By Karen Bliss 7/15/13 | www.samaritanmag.com

Classified hanging out at Youth Haven Barrie shelter, 2013 — photo courtesy of Youth Haven.
Classified, the Juno Award-winning hip hop artist whose “Inner Ninja” hit has been released internationally by Atlantic Records, has the kind of persona that resonates with kids. The 35-year-old married father has made visits to youth shelters in his native Halifax, Nova Scotia and Barrie, Ontario, and just listens to the kids, doesn’t try to set them on some kind of path. 

“It’s cool to just talk to them, say ‘What’s up?’ sit there and keep it honest with them,” Classified — whose real name is Luke Boyd — tells Samaritanmag. “I think they just appreciate you taking the time.

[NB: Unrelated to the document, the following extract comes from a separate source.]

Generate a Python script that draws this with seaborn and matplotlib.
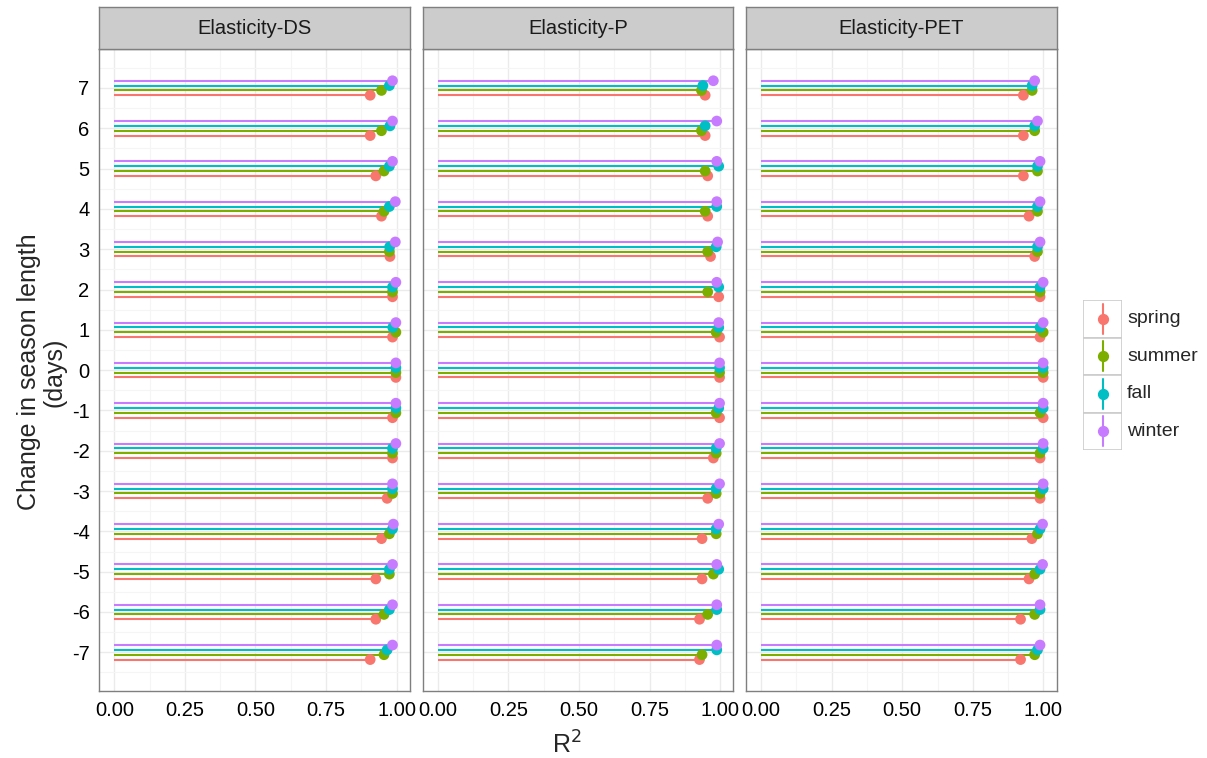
import numpy as np
import pandas as pd
import matplotlib
matplotlib.use("Agg")
import matplotlib.pyplot as plt
from matplotlib.patches import Rectangle
import seaborn as sns

# values, rows listed from +7 down to -7
shifts = [7, 6, 5, 4, 3, 2, 1, 0, -1, -2, -3, -4, -5, -6, -7]
seasons = ["spring", "summer", "fall", "winter"]
panels = ["Elasticity-DS", "Elasticity-P", "Elasticity-PET"]

ds_spring = [0.906, 0.906, 0.926, 0.946, 0.976, 0.985, 0.985, 0.997, 0.985, 0.985, 0.966, 0.946, 0.926, 0.926, 0.906]
ds_summer = [0.946, 0.946, 0.955, 0.955, 0.974, 0.985, 0.997, 0.997, 0.997, 0.985, 0.985, 0.974, 0.974, 0.955, 0.955]
ds_fall = [0.974, 0.976, 0.974, 0.974, 0.975, 0.985, 0.986, 0.997, 0.997, 0.985, 0.985, 0.985, 0.974, 0.974, 0.966]
ds_winter = [0.985, 0.985, 0.985, 0.995, 0.995, 0.997, 0.997, 0.997, 0.997, 0.997, 0.985, 0.988, 0.985, 0.985, 0.985]

p_spring = [0.947, 0.947, 0.956, 0.956, 0.966, 0.995, 0.998, 0.998, 0.998, 0.976, 0.956, 0.936, 0.936, 0.927, 0.927]
p_summer = [0.934, 0.934, 0.947, 0.947, 0.956, 0.956, 0.986, 0.998, 0.986, 0.986, 0.986, 0.986, 0.976, 0.956, 0.936]
p_fall = [0.939, 0.947, 0.995, 0.988, 0.986, 0.995, 0.995, 0.998, 0.995, 0.986, 0.986, 0.986, 0.995, 0.988, 0.988]
p_winter = [0.976, 0.988, 0.988, 0.988, 0.991, 0.988, 0.995, 0.998, 0.998, 0.998, 0.998, 0.995, 0.988, 0.988, 0.988]

pet_spring = [0.929, 0.929, 0.929, 0.949, 0.969, 0.988, 0.988, 0.999, 0.999, 0.988, 0.988, 0.959, 0.949, 0.919, 0.919]
pet_summer = [0.960, 0.969, 0.979, 0.979, 0.979, 0.988, 0.999, 0.999, 0.988, 0.988, 0.988, 0.979, 0.969, 0.969, 0.969]
pet_fall = [0.960, 0.969, 0.979, 0.979, 0.979, 0.988, 0.988, 0.999, 0.999, 0.999, 0.999, 0.988, 0.988, 0.988, 0.979]
pet_winter = [0.969, 0.979, 0.988, 0.988, 0.988, 0.999, 0.999, 0.999, 0.999, 0.999, 0.999, 0.997, 0.997, 0.988, 0.988]

values = {
    "Elasticity-DS": [ds_spring, ds_summer, ds_fall, ds_winter],
    "Elasticity-P": [p_spring, p_summer, p_fall, p_winter],
    "Elasticity-PET": [pet_spring, pet_summer, pet_fall, pet_winter],
}

colors = ["#F8766D", "#7CAE00", "#00BFC4", "#C77CFF"]
palette = dict(zip(seasons, colors))
dodge = dict(zip(seasons, [-0.18, -0.06, 0.06, 0.18]))

rows = []
for pan in panels:
    for s, vals in zip(seasons, values[pan]):
        for sh, v in zip(shifts, vals):
            rows.append({"panel": pan, "season": s, "shift": sh, "r2": v})
df = pd.DataFrame(rows)
df["ypos"] = df["shift"] + df["season"].map(dodge)

sns.set_style("white")
plt.rcParams["font.family"] = ["Liberation Sans", "DejaVu Sans"]
plt.rcParams["axes.unicode_minus"] = False

W, H = 1207, 758
fig = plt.figure(figsize=(W / 100, H / 100), dpi=100)

lefts = [99.3, 422.7, 746.0]
pw = 310.7
ptop, pbot = 49.3, 691.0
strip_top = 7.3
border = "#7F7F7F"

for i, pan in enumerate(panels):
    ax = fig.add_axes([lefts[i] / W, (H - pbot) / H, pw / W, (pbot - ptop) / H])
    sub = df[df["panel"] == pan]
    ax.set_xlim(-0.053, 1.047)
    ax.set_ylim(-7.96, 7.96)
    ax.set_xticks([0, 0.25, 0.5, 0.75, 1.0])
    ax.set_xticks([0.125, 0.375, 0.625, 0.875], minor=True)
    ax.set_yticks(shifts)
    ax.set_yticks(np.arange(-7.5, 8, 1), minor=True)
    ax.grid(which="major", color="#EBEBEB", lw=1.0)
    ax.grid(which="minor", color="#F5F5F5", lw=0.8)
    ax.set_axisbelow(True)
    for s in seasons:
        ss = sub[sub["season"] == s]
        ax.hlines(ss["ypos"], 0, ss["r2"], color=palette[s], lw=1.5, zorder=2)
    sns.scatterplot(data=sub, x="r2", y="ypos", hue="season", palette=palette,
                    s=60, edgecolor="none", legend=False, ax=ax, zorder=3)
    ax.set_xlabel("")
    ax.set_ylabel("")
    ax.set_xticklabels(["0.00", "0.25", "0.50", "0.75", "1.00"])
    if i == 0:
        ax.set_yticklabels([str(v) for v in shifts])
    else:
        ax.set_yticklabels([])
        ax.tick_params(axis="y", which="both", left=False)
    ax.tick_params(which="major", length=4, width=1, color="#333333",
                   labelsize=14.5, labelcolor="black", pad=3)
    ax.tick_params(which="minor", length=0)
    for sp in ax.spines.values():
        sp.set_color(border)
        sp.set_linewidth(1.0)

    sax = fig.add_axes([lefts[i] / W, (H - ptop) / H, pw / W, (ptop - strip_top) / H])
    sax.set_facecolor("#CCCCCC")
    sax.set_xticks([])
    sax.set_yticks([])
    for sp in sax.spines.values():
        sp.set_color(border)
        sp.set_linewidth(1.0)
    sax.text(0.5, 0.5, pan, ha="center", va="center", fontsize=14.5, color="#1A1A1A",
             transform=sax.transAxes)

fig.text(567 / W, 1 - 745 / H, "R$^2$", ha="center", va="center", fontsize=18)
fig.text(42 / W, 1 - 372 / H, "Change in season length\n(days)", ha="center", va="center",
         rotation=90, fontsize=18, linespacing=1.1)

# legend with pointrange-style keys
kx, ky, kw, kh = 1083.3, 300.0, 38.4, 37.5
lax = fig.add_axes([kx / W, (H - (ky + 4 * kh)) / H, kw / W, 4 * kh / H])
lax.set_xlim(0, 1)
lax.set_ylim(4, 0)
lax.axis("off")
for j, s in enumerate(seasons):
    lax.add_patch(Rectangle((0, j), 1, 1, facecolor="white", edgecolor="#CCCCCC", lw=1.2))
    lax.plot([0.5, 0.5], [j + 0.1, j + 0.9], color=palette[s], lw=1.5)
    lax.scatter([0.5], [j + 0.5], color=palette[s], s=50, zorder=3)
    fig.text(1127 / W, 1 - (ky + (j + 0.5) * kh) / H, s, ha="left", va="center", fontsize=14)

fig.savefig("out.png", dpi=100)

“Most of them don’t ask for advice and you don’t want to go in there preaching to people at all. You just want to relate to them almost on a real level, to sit there and talk and walk away from them and have them go, ‘That man was fuckin’ cool,’ and then listen to the music and get something positive out of it.”

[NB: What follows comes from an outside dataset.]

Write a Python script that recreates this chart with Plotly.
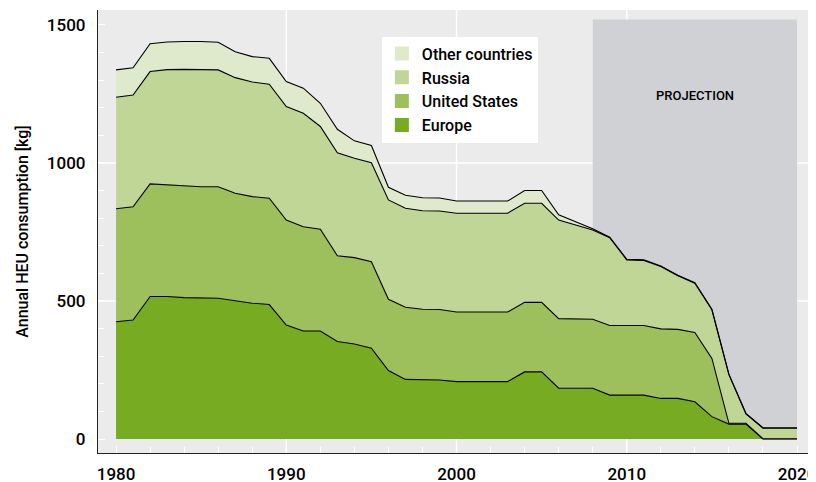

On Youth Haven Barrie’s Facebook page, there are photos of Classified’s visit back in March and posts thanking Ryan (no last name given) for arranging it and getting the 19+crew into the show. The emergency youth shelter provides food, shelter and support for homeless and abused teens aged 16-21.

“The one in Barrie was a last minute thing,” Classified recalls. “We met somebody at soundcheck who said, ‘We want you to come down and meet these kids’ and we all said, ‘Let’s go.’

“I think my music is positive and that young kids if they listen to it, not that it’s gonna help but it steers them in a more positive way sometimes.  When you see kids at these places, they’re not much different than I was when I was 17, 18, 19 years old. Like when I was 16, I wanted to have a gun. I thought I was something I never was, you know what I mean? I thought this is what you had to do, you had to grow up and, I don’t know, a bunch of stupid shit.”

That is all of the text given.